Using the listing below, give again exactly the lines from the line with "Output the Python" to the line with "rotation=45, ha='right', rotation_mode='anchor')", inclusive, without the pictures.
-- -- --
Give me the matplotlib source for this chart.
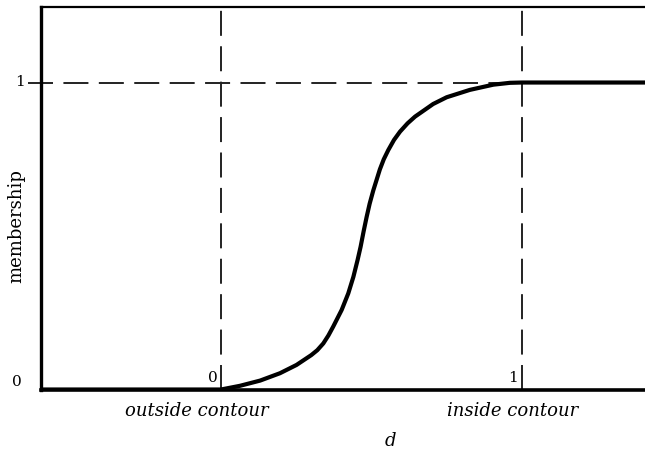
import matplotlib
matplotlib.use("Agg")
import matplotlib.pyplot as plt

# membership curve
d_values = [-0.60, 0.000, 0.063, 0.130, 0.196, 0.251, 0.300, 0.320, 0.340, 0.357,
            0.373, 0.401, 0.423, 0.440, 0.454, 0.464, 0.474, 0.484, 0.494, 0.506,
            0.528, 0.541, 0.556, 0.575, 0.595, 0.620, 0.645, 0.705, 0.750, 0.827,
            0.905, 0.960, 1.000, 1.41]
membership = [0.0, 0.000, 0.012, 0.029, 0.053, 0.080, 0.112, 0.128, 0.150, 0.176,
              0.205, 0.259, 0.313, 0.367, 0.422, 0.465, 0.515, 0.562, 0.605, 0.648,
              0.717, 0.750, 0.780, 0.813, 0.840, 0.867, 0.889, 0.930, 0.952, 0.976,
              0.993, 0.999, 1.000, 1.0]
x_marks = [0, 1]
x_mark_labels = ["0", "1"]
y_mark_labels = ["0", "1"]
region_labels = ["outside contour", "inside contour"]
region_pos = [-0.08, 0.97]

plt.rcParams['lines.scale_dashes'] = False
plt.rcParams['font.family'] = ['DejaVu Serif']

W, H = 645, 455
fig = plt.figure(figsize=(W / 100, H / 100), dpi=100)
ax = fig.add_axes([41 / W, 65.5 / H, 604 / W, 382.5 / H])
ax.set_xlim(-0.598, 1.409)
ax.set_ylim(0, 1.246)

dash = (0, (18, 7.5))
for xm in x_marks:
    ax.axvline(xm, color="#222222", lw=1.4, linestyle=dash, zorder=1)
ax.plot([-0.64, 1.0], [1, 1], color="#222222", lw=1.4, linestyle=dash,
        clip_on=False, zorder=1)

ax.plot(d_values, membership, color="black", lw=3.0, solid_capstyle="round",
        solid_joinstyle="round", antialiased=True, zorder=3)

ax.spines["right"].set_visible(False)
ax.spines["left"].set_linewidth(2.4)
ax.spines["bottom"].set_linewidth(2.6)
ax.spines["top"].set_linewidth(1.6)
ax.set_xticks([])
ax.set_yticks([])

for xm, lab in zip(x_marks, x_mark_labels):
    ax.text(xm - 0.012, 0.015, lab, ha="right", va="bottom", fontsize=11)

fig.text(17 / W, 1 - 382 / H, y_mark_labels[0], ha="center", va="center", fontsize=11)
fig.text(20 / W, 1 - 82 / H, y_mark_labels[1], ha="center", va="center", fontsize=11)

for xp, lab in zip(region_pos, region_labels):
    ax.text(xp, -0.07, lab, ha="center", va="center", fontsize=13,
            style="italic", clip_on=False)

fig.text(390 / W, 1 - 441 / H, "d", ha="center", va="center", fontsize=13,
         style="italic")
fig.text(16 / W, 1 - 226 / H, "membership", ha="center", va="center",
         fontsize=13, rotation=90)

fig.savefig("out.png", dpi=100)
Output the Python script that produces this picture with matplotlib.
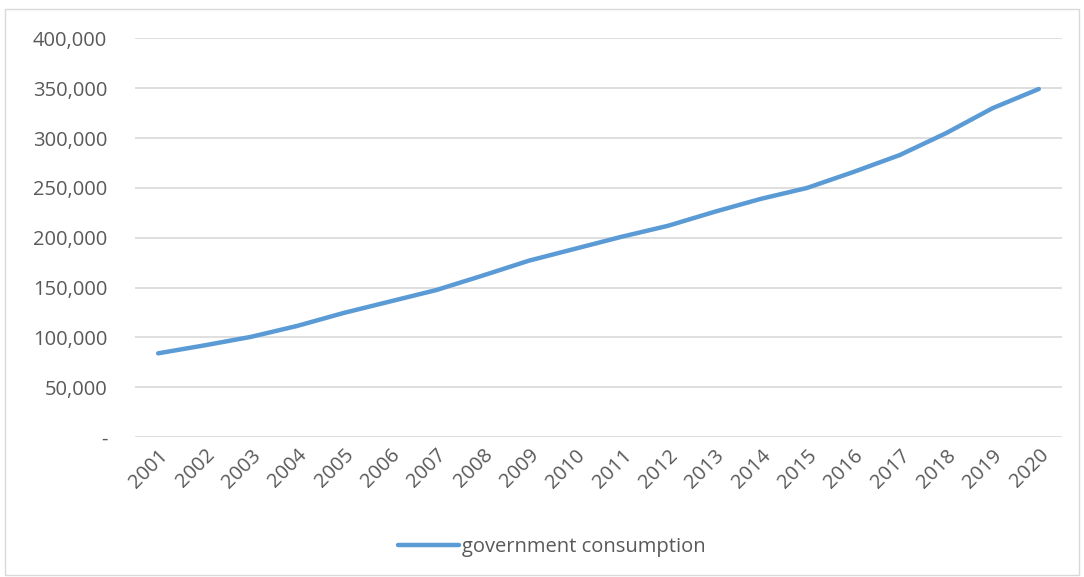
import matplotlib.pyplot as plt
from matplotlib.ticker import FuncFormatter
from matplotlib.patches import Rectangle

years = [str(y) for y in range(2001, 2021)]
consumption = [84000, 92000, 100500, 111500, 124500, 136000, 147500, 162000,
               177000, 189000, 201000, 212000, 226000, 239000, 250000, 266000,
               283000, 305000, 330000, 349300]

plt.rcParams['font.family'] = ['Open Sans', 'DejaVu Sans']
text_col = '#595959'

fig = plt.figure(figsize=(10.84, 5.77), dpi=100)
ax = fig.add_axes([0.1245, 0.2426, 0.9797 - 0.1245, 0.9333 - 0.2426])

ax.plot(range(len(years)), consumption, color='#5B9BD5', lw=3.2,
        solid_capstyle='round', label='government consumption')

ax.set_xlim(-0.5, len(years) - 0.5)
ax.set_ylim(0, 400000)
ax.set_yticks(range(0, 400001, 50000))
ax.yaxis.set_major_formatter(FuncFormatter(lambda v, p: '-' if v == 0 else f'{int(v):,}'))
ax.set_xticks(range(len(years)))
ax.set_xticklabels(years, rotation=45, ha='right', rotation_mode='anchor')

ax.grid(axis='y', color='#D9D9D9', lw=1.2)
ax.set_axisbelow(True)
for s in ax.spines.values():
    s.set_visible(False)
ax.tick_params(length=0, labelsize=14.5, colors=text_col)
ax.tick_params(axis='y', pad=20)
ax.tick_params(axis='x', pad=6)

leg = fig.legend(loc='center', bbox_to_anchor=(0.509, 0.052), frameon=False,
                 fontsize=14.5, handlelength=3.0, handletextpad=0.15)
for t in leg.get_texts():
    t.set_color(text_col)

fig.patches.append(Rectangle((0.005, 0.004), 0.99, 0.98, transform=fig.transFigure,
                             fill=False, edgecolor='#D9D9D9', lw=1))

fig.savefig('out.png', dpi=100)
-- -- --
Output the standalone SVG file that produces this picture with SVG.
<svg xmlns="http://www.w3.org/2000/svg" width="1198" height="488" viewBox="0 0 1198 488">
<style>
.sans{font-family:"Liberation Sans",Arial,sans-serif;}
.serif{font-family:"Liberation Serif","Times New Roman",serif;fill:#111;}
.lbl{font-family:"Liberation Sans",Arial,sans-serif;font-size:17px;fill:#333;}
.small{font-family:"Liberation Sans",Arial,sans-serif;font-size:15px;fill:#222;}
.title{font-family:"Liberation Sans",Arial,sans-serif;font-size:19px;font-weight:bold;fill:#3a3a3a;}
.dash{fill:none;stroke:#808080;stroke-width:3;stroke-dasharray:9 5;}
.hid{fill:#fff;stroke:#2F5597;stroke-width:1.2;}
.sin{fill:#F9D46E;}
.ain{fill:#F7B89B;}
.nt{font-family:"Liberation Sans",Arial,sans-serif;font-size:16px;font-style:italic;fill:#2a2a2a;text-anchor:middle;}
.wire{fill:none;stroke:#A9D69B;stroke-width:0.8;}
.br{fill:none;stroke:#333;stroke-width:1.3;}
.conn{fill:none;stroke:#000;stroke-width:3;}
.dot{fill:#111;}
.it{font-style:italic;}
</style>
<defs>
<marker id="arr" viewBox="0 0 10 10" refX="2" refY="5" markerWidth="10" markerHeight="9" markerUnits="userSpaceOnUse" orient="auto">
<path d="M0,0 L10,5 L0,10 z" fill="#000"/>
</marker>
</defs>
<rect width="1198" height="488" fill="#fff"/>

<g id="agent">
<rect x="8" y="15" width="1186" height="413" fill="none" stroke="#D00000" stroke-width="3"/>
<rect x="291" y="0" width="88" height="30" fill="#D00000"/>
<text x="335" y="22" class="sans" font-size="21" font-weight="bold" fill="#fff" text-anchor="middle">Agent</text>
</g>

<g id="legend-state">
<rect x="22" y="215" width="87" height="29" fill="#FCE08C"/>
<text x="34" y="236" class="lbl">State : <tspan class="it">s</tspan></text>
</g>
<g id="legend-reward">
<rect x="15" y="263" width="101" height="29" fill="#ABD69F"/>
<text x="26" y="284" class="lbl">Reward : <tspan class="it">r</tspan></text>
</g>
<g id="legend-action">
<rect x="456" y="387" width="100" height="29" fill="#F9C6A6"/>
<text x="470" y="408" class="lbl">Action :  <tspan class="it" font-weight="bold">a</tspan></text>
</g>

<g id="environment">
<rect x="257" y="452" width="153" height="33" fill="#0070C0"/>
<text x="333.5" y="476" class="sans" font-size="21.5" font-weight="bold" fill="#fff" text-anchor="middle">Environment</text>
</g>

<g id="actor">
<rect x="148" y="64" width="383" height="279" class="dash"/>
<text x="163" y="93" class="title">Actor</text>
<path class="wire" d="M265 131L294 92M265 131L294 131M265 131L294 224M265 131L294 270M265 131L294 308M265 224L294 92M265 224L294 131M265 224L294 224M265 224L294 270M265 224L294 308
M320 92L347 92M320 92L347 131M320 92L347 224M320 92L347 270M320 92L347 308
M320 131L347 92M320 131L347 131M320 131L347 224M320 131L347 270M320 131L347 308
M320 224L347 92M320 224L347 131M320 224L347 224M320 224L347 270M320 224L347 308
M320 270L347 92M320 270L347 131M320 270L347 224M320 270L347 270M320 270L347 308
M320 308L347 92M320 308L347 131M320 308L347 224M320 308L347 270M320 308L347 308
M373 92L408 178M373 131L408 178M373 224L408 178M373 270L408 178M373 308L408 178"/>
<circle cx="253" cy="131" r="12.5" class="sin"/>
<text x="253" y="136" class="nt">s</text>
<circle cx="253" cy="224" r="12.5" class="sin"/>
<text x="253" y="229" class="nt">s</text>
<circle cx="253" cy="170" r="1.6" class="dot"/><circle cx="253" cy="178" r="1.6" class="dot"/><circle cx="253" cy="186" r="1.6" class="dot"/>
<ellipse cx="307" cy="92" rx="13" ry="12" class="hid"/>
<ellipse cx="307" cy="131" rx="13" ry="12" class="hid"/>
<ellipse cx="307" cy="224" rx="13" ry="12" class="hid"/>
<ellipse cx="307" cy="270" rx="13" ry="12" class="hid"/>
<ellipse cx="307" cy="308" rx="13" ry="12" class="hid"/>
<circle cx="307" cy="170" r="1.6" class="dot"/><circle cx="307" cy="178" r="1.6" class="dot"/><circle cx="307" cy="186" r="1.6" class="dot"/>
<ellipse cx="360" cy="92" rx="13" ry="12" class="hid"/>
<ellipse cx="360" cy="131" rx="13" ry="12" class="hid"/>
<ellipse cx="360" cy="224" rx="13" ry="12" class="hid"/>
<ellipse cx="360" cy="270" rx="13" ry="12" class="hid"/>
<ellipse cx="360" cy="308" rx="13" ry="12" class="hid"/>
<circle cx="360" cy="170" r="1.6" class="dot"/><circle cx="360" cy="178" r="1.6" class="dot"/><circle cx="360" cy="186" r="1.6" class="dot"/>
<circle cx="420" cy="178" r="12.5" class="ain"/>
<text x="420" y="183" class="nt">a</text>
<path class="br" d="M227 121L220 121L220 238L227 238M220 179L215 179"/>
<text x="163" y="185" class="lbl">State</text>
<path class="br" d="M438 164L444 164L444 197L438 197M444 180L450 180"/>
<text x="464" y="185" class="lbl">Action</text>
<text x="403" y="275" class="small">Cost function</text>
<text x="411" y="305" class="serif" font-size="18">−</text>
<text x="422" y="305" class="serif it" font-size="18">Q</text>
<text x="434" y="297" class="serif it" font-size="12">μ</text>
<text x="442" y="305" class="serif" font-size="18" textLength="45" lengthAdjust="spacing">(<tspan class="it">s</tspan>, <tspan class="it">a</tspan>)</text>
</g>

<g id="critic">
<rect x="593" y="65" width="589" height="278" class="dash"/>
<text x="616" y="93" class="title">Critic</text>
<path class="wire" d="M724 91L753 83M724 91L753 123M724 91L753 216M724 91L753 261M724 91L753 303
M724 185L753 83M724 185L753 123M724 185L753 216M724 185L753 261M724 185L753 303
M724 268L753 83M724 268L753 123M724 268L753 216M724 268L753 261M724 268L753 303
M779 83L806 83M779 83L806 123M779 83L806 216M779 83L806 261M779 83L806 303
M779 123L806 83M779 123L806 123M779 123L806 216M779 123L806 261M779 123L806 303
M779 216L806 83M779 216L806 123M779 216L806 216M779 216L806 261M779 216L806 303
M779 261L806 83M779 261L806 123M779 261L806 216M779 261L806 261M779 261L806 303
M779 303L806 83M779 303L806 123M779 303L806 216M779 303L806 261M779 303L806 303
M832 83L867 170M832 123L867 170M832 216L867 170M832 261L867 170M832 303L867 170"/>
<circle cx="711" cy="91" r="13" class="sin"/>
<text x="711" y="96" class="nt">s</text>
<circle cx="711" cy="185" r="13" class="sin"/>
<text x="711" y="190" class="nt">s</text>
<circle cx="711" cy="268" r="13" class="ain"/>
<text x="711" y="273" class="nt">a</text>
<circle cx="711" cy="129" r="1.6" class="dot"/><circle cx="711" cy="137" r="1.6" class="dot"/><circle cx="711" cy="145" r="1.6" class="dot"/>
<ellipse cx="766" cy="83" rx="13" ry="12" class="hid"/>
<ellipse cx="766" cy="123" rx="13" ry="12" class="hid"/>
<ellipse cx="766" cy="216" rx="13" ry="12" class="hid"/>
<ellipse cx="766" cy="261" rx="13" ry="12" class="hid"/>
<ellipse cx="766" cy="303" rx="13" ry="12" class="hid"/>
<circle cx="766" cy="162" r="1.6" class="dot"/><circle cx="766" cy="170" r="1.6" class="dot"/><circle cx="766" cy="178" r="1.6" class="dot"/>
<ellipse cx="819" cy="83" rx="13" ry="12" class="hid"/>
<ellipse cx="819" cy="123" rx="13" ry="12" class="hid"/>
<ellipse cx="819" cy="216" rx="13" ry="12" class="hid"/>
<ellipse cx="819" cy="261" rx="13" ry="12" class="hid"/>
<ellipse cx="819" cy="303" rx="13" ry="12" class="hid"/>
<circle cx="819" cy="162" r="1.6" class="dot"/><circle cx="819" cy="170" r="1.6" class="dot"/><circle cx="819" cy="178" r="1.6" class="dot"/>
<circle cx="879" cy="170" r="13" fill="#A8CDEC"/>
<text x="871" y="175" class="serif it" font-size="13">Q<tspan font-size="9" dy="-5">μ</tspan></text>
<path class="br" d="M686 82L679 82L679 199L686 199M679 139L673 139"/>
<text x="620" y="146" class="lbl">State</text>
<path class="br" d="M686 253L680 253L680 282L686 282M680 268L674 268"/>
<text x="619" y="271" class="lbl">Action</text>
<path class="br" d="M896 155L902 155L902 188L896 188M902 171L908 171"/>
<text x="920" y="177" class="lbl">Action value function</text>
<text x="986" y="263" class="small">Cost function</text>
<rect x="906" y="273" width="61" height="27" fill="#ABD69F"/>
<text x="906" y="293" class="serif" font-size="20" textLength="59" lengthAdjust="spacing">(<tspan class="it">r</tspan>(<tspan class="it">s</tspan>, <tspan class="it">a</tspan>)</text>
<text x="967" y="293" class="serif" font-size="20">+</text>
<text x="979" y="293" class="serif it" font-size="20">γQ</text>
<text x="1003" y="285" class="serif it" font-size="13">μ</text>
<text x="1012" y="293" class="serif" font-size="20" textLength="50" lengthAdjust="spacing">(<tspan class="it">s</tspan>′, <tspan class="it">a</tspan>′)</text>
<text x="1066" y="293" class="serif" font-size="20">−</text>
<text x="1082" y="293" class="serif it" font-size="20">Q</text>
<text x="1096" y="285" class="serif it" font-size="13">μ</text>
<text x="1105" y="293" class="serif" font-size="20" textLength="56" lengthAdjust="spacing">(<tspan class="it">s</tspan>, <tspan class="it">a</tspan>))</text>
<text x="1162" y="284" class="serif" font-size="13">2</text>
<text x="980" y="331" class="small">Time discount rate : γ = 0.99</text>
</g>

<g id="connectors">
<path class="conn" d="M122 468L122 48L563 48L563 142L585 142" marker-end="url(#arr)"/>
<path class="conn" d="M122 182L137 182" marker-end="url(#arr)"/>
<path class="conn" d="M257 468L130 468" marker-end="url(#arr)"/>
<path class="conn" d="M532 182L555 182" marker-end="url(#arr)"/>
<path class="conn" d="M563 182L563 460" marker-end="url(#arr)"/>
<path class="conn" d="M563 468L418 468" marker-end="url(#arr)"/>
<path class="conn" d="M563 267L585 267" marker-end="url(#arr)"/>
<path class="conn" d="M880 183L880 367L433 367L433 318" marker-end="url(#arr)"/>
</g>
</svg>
-- -- --
● THE RESPONSE
Output the Python script that produces this picture with matplotlib.
import matplotlib.pyplot as plt
from matplotlib.ticker import FuncFormatter
from matplotlib.patches import Rectangle

years = [str(y) for y in range(2001, 2021)]
consumption = [84000, 92000, 100500, 111500, 124500, 136000, 147500, 162000,
               177000, 189000, 201000, 212000, 226000, 239000, 250000, 266000,
               283000, 305000, 330000, 349300]

plt.rcParams['font.family'] = ['Open Sans', 'DejaVu Sans']
text_col = '#595959'

fig = plt.figure(figsize=(10.84, 5.77), dpi=100)
ax = fig.add_axes([0.1245, 0.2426, 0.9797 - 0.1245, 0.9333 - 0.2426])

ax.plot(range(len(years)), consumption, color='#5B9BD5', lw=3.2,
        solid_capstyle='round', label='government consumption')

ax.set_xlim(-0.5, len(years) - 0.5)
ax.set_ylim(0, 400000)
ax.set_yticks(range(0, 400001, 50000))
ax.yaxis.set_major_formatter(FuncFormatter(lambda v, p: '-' if v == 0 else f'{int(v):,}'))
ax.set_xticks(range(len(years)))
ax.set_xticklabels(years, rotation=45, ha='right', rotation_mode='anchor')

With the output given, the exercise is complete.